STATED EXERCISE: Line by line, repeat the data below exactly, beginning at the first line and ending at the line with "const xMin = 1, xMax = 10000;". Omit pictures.

━━━

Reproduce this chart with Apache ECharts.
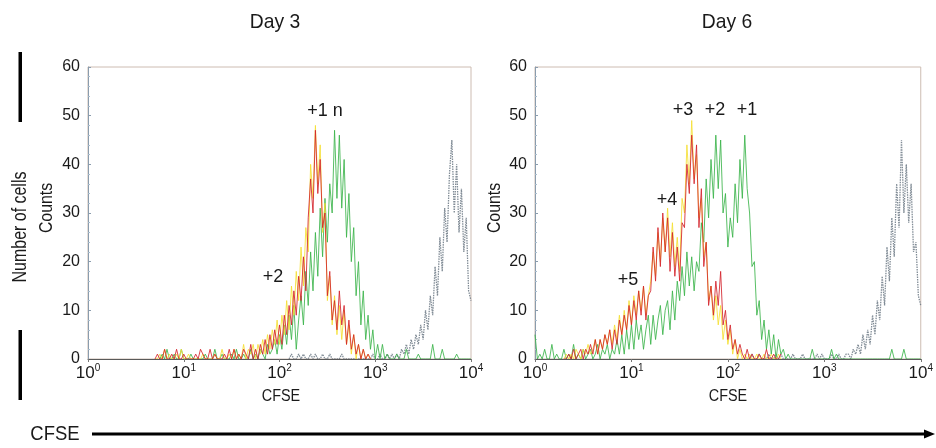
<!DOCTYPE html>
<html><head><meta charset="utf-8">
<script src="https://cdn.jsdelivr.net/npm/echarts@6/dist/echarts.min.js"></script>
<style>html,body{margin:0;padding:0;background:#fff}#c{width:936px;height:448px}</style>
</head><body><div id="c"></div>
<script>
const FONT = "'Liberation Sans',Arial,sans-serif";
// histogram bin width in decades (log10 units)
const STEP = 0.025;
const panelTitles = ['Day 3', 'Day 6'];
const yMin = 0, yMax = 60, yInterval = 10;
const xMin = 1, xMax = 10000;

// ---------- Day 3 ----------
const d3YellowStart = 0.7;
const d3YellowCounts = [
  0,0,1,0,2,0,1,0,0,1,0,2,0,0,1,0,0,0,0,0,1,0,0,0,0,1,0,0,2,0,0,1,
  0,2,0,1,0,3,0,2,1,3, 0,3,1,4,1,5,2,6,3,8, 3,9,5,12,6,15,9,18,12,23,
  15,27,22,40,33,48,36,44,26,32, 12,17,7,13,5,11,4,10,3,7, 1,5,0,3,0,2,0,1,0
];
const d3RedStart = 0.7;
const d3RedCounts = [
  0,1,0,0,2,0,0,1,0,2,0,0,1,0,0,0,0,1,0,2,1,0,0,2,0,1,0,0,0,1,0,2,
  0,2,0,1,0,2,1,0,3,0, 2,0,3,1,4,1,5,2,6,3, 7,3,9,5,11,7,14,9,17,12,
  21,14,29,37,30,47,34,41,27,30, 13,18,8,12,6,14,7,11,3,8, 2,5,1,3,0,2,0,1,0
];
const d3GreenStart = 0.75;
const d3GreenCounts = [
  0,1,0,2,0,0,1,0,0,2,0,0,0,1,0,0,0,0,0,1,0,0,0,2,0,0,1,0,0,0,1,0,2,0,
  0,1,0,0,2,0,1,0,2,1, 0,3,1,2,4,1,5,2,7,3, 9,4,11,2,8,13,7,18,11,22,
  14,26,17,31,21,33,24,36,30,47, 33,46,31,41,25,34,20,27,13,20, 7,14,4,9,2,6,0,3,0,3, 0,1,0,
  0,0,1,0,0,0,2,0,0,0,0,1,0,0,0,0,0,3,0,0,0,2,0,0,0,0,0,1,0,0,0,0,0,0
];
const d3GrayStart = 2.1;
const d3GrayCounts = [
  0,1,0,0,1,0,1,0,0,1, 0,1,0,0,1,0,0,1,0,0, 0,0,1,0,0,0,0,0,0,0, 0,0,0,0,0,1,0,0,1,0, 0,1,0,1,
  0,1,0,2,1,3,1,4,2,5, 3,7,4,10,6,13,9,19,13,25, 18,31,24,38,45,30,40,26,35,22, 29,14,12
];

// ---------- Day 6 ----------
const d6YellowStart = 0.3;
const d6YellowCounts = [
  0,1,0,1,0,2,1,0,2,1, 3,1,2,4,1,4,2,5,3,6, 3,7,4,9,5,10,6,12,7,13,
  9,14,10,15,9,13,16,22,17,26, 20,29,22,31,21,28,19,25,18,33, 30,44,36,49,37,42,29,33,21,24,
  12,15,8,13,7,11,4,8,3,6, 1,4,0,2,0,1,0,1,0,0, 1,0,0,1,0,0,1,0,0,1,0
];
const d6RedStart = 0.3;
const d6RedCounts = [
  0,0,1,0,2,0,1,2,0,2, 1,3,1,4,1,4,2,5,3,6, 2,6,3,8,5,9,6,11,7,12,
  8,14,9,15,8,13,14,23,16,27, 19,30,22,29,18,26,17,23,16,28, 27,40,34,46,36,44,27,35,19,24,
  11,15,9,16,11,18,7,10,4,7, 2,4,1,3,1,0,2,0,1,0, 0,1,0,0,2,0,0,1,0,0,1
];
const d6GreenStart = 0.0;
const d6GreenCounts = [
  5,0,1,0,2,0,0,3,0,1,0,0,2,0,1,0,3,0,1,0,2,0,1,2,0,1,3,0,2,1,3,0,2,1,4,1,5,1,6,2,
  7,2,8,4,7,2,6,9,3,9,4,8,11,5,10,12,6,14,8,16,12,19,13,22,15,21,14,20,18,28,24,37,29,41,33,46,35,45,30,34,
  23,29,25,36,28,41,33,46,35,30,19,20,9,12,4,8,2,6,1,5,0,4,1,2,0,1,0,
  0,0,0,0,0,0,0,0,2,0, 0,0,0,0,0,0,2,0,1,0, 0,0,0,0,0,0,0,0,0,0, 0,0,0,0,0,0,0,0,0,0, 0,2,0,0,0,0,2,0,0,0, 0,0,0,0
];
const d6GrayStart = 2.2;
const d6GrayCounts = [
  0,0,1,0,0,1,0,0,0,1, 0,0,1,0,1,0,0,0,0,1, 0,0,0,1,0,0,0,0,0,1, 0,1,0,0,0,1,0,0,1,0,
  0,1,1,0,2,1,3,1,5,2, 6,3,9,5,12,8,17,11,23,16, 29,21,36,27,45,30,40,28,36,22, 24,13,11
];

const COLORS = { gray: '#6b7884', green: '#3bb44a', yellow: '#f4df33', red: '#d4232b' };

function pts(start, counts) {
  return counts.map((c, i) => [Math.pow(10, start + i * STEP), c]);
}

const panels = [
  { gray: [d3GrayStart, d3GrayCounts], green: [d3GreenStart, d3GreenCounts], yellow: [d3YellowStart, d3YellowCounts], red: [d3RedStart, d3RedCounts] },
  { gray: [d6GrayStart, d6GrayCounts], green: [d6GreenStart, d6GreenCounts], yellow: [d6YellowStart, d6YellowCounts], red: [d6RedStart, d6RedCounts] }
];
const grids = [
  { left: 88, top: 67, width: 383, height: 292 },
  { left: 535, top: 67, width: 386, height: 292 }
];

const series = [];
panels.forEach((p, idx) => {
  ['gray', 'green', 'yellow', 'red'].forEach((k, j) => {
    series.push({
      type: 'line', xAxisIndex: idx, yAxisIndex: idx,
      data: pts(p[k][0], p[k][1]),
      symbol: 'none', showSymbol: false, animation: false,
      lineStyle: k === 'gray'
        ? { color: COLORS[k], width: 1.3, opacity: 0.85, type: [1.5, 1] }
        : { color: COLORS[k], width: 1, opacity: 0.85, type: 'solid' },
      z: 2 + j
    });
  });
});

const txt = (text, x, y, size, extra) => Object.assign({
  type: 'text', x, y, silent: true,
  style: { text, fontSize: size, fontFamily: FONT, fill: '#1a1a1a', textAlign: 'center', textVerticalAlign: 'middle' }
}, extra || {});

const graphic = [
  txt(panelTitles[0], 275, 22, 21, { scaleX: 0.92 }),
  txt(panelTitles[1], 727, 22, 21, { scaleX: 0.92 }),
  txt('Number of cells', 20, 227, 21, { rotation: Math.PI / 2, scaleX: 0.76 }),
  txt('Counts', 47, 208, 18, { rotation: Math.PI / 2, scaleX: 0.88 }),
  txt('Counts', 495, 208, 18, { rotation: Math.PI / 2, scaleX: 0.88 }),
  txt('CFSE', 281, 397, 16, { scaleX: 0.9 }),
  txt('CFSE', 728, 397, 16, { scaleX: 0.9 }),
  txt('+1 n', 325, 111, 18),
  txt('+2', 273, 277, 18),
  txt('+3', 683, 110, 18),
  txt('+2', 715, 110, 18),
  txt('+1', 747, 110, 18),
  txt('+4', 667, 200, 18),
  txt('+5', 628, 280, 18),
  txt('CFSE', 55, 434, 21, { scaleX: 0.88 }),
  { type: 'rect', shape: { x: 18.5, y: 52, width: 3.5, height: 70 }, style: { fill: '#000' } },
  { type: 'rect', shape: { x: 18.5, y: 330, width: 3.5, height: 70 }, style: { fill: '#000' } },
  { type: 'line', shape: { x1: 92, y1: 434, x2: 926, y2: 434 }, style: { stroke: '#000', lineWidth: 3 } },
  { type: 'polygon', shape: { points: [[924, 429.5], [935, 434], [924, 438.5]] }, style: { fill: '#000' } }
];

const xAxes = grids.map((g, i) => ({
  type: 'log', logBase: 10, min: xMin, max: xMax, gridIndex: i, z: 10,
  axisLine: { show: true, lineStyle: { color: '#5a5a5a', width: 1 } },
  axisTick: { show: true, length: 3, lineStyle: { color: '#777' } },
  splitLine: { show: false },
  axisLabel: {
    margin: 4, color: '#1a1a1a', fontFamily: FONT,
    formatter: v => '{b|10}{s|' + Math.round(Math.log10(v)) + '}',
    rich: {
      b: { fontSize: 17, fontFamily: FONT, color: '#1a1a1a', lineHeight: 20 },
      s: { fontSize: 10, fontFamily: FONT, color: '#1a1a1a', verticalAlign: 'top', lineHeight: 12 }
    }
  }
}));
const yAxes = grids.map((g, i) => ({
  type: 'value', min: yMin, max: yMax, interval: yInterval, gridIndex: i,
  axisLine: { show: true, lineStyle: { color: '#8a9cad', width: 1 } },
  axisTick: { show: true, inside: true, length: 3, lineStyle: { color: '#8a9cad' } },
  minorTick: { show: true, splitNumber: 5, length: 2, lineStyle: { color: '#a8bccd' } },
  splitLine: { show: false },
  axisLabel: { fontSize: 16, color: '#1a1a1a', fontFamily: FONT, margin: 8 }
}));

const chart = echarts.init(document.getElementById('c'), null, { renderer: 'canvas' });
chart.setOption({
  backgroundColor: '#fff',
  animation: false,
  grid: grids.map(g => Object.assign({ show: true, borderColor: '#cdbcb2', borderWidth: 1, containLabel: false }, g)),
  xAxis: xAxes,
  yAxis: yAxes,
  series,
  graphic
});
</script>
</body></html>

━━━

ANSWER FOR THIS EXERCISE:
Reproduce this chart with Apache ECharts.
<!DOCTYPE html>
<html><head><meta charset="utf-8">
<script src="https://cdn.jsdelivr.net/npm/echarts@6/dist/echarts.min.js"></script>
<style>html,body{margin:0;padding:0;background:#fff}#c{width:936px;height:448px}</style>
</head><body><div id="c"></div>
<script>
const FONT = "'Liberation Sans',Arial,sans-serif";
// histogram bin width in decades (log10 units)
const STEP = 0.025;
const panelTitles = ['Day 3', 'Day 6'];
const yMin = 0, yMax = 60, yInterval = 10;
const xMin = 1, xMax = 10000;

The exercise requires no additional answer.